The Plaintiff appealed the Decision of a Review Officer in respect of legal accounts. The Chambers Justice upheld the Decision and the Plaintiff sought permission to appeal to the Court of Appeal. As a preliminary matter, Justice Veldhuis considered whether new evidence could be adduced on an Appeal under Rule 10.26. Veldhuis J.A. noted that, even if Rule 10.26(3) allowed new evidence on an appeal from a Review Officer’s Decision, the Plaintiff’s affidavit evidence was deficient: the Affidavit was not served within a reasonable time prior to the Appeal; it contained “false, self-serving or unsupported assertions”; and it raised new accusations not heard or considered by the Review Officer. The Chambers Justice had not erred in refusing the admission of new affidavit evidence.

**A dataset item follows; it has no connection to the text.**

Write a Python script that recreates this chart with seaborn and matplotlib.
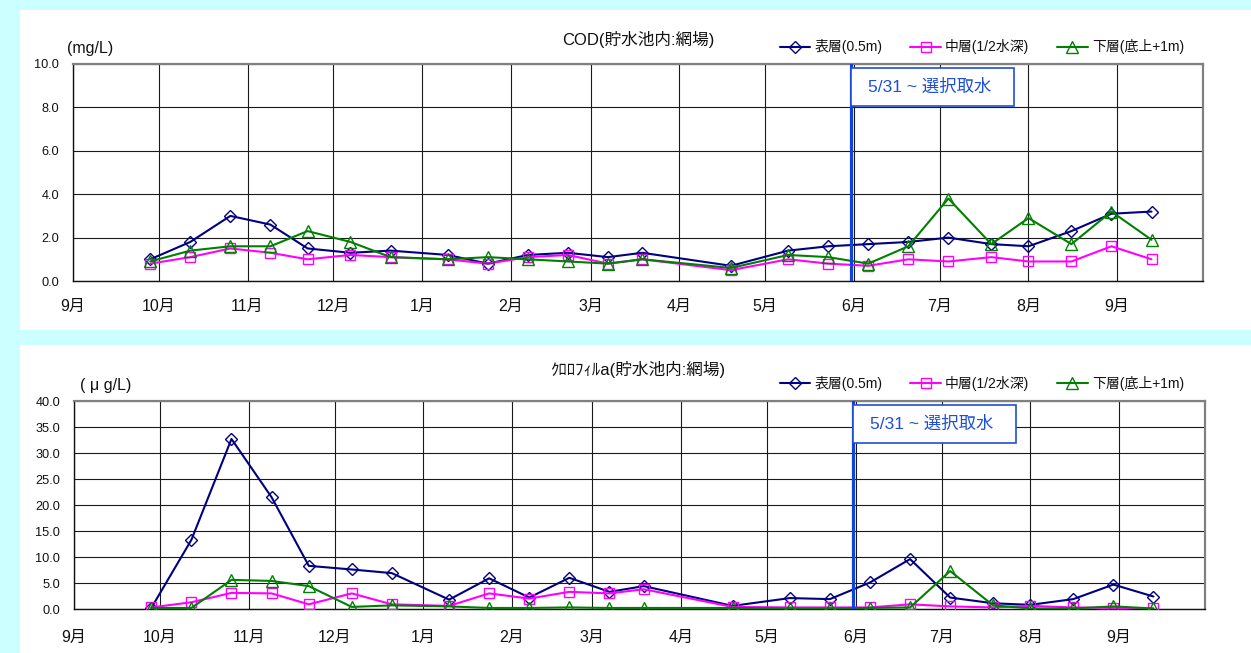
import matplotlib
matplotlib.use("Agg")
import matplotlib.pyplot as plt
import matplotlib.dates as mdates
import numpy as np
import pandas as pd
import seaborn as sns
from matplotlib.patches import Rectangle
from matplotlib.transforms import blended_transform_factory

# Sampling dates (reservoir, net-pen station)
sample_dates = pd.to_datetime([
    "2012-09-28", "2012-10-12", "2012-10-26", "2012-11-09", "2012-11-22",
    "2012-12-07", "2012-12-21", "2013-01-10", "2013-01-24", "2013-02-07",
    "2013-02-21", "2013-03-07", "2013-03-19", "2013-04-19", "2013-05-09",
    "2013-05-23", "2013-06-06", "2013-06-20", "2013-07-04", "2013-07-19",
    "2013-08-01", "2013-08-16", "2013-08-30", "2013-09-13",
])

# COD (mg/L)
cod_surface = [1.0, 1.8, 3.0, 2.6, 1.5, 1.3, 1.4, 1.2, 0.8, 1.2, 1.3, 1.1,
               1.3, 0.7, 1.4, 1.6, 1.7, 1.8, 2.0, 1.7, 1.6, 2.3, 3.1, 3.2]
cod_middle = [0.8, 1.1, 1.5, 1.3, 1.0, 1.2, 1.1, 1.0, 0.8, 1.1, 1.2, 0.8,
              1.0, 0.5, 1.0, 0.8, 0.7, 1.0, 0.9, 1.1, 0.9, 0.9, 1.6, 1.0]
cod_bottom = [0.9, 1.4, 1.6, 1.6, 2.3, 1.8, 1.1, 1.0, 1.1, 1.0, 0.9, 0.8,
              1.0, 0.6, 1.2, 1.1, 0.8, 1.6, 3.8, 1.7, 2.9, 1.7, 3.2, 1.9]

# Chlorophyll a (ug/L)
chl_surface = [0.2, 13.3, 32.7, 21.5, 8.3, 7.6, 6.9, 1.8, 5.9, 2.2, 6.0, 3.3,
               4.4, 0.6, 2.1, 1.9, 5.1, 9.6, 2.2, 1.1, 0.8, 1.9, 4.7, 2.4]
chl_middle = [0.3, 1.3, 3.1, 3.0, 0.9, 3.0, 0.9, 0.6, 3.0, 2.0, 3.3, 3.0,
              3.8, 0.4, 0.3, 0.3, 0.3, 0.9, 0.5, 0.3, 0.6, 0.3, 0.2, 0.1]
chl_bottom = [0.2, 0.2, 5.6, 5.4, 4.4, 0.4, 0.7, 0.5, 0.2, 0.2, 0.3, 0.2,
              0.2, 0.2, 0.1, 0.1, 0.2, 0.3, 7.3, 0.7, 0.1, 0.1, 0.5, 0.1]

layer_labels = ["表層(0.5m)", "中層(1/2水深)", "下層(底上+1m)"]
layer_colors = ["#000080", "#ff00ff", "#008000"]
layer_markers = ["D", "s", "^"]
layer_msize = [6.0, 7.0, 8.0]

axis_start = pd.Timestamp("2012-09-01")
axis_end = pd.Timestamp("2013-10-01")
month_ticks = pd.date_range("2012-09-01", "2013-09-01", freq="MS")
intake_date = pd.Timestamp("2013-05-31")
intake_text = "5/31 ~ 選択取水"

sns.set_theme(style="white")
plt.rcParams["font.family"] = ["Liberation Sans", "Noto Sans CJK JP", "DejaVu Sans"]

W, H = 1251, 653
fig = plt.figure(figsize=(W / 100, H / 100), dpi=100, facecolor="#ccffff")


def fx(px):
    return px / W


def fy(py):
    return 1 - py / H


# white chart panels
for top, bottom in [(10, 330), (345, 653)]:
    fig.add_artist(Rectangle((fx(20), fy(bottom)), fx(W - 20), (bottom - top) / H,
                             transform=fig.transFigure, facecolor="white",
                             edgecolor="none", zorder=-5))


def draw_panel(rect_px, series, ymax, ystep, title, unit, title_y, legend_y,
               unit_x, unit_y, xpad):
    left, top, right, bottom = rect_px
    ax = fig.add_axes([fx(left), fy(bottom), fx(right - left), (bottom - top) / H])
    ax.set_facecolor("white")
    frame = pd.DataFrame({"date": sample_dates})
    for vals, lab, col, mk, ms in zip(series, layer_labels, layer_colors,
                                      layer_markers, layer_msize):
        frame["value"] = vals
        sns.lineplot(data=frame, x="date", y="value", ax=ax, color=col, lw=1.5,
                     marker=mk, markersize=ms, markerfacecolor="none",
                     markeredgecolor=col, markeredgewidth=1.0, label=lab,
                     zorder=4)
    ax.set_xlim(axis_start, axis_end)
    ax.set_ylim(0, ymax)
    ax.set_yticks(np.arange(0, ymax + ystep / 2, ystep))
    ax.yaxis.set_major_formatter(matplotlib.ticker.FormatStrFormatter("%.1f"))
    ax.set_xticks(month_ticks)
    ax.set_xticklabels([f"{d.month}月" for d in month_ticks])
    ax.tick_params(axis="y", labelsize=9.2, length=3, width=0.8, color="black",
                   pad=7, labelcolor="#111111")
    ax.tick_params(axis="x", labelsize=11.5, length=3, width=0.8, color="black",
                   pad=xpad, labelcolor="#111111")
    ax.grid(True, color="#1a1a1a", lw=0.8)
    ax.set_axisbelow(True)
    ax.set_xlabel("")
    ax.set_ylabel("")
    for side in ["left", "bottom"]:
        ax.spines[side].set_color("#111111")
        ax.spines[side].set_linewidth(1.0)
    for side in ["top", "right"]:
        ax.spines[side].set_color("#808080")
        ax.spines[side].set_linewidth(1.6)

    # selective-intake start marker
    ax.axvline(intake_date, color="#1144dd", lw=2.3, zorder=5)
    trans = blended_transform_factory(ax.transData, ax.transAxes)
    box_h = 38 / (bottom - top)
    x0 = mdates.date2num(intake_date)
    ax.add_patch(Rectangle((x0, 1 - 4 / (bottom - top) - box_h), 57, box_h,
                           transform=trans, facecolor="white",
                           edgecolor="#1f4fd8", lw=1.2, zorder=6))
    ax.text(x0 + 27.5, 1 - 4 / (bottom - top) - box_h / 2, intake_text,
            transform=trans, ha="center", va="center", fontsize=12.5,
            color="#1f4fd8", zorder=7)

    leg = ax.legend(loc="center right", bbox_to_anchor=(fx(1184), fy(legend_y)),
                    bbox_transform=fig.transFigure, ncol=3, frameon=False,
                    fontsize=10, handlelength=2.2, handletextpad=0.3,
                    columnspacing=2.0, borderaxespad=0, borderpad=0)
    for t in leg.get_texts():
        t.set_color("#111111")

    fig.text(fx(638), fy(title_y), title, ha="center", va="center",
             fontsize=12, color="#111111")
    fig.text(fx(unit_x), fy(unit_y), unit, ha="left", va="center",
             fontsize=11.5, color="#111111")
    return ax


draw_panel((73, 64, 1203, 281), [cod_surface, cod_middle, cod_bottom], 10.0, 2.0,
           "COD(貯水池内:網場)", "(mg/L)", 40, 47, 67, 48, 10)
draw_panel((74, 401, 1205, 609), [chl_surface, chl_middle, chl_bottom], 40.0, 5.0,
           "ｸﾛﾛﾌｨﾙa(貯水池内:網場)", "( μ g/L)", 369, 383, 80, 386, 12)

fig.savefig("out.png", dpi=100, facecolor=fig.get_facecolor())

Justice Veldhuis also considered the test for permissive Appeals under Rule 14.5 and noted that a Court will assess a number of factors including: (i) whether there is an arguable case, having regard to the standard of review on Appeal; (ii) whether there is a question of law or jurisdiction at issue; (iii) whether the law or precedent is of importance to others or the public; (iv) the practical effect on the parties; (v) whether there will be undue prejudice to a party; (vi) whether there is a bar to the appeal; (vii) whether the expense of a further Appeal is commensurate with the value to be gained from an Appeal; and (viii) the standard of review on the Appeal if leave is granted.

Justice Veldhuis also noted that a Review Officer’s Decision will be given deference, and Appellate interference will only be justified where the Review Officer operated on wrong principles or made an error of fact. Her Ladyship denied leave to appeal as the Applicant failed “the most important” element of the test, a reasonable prospect of success on Appeal.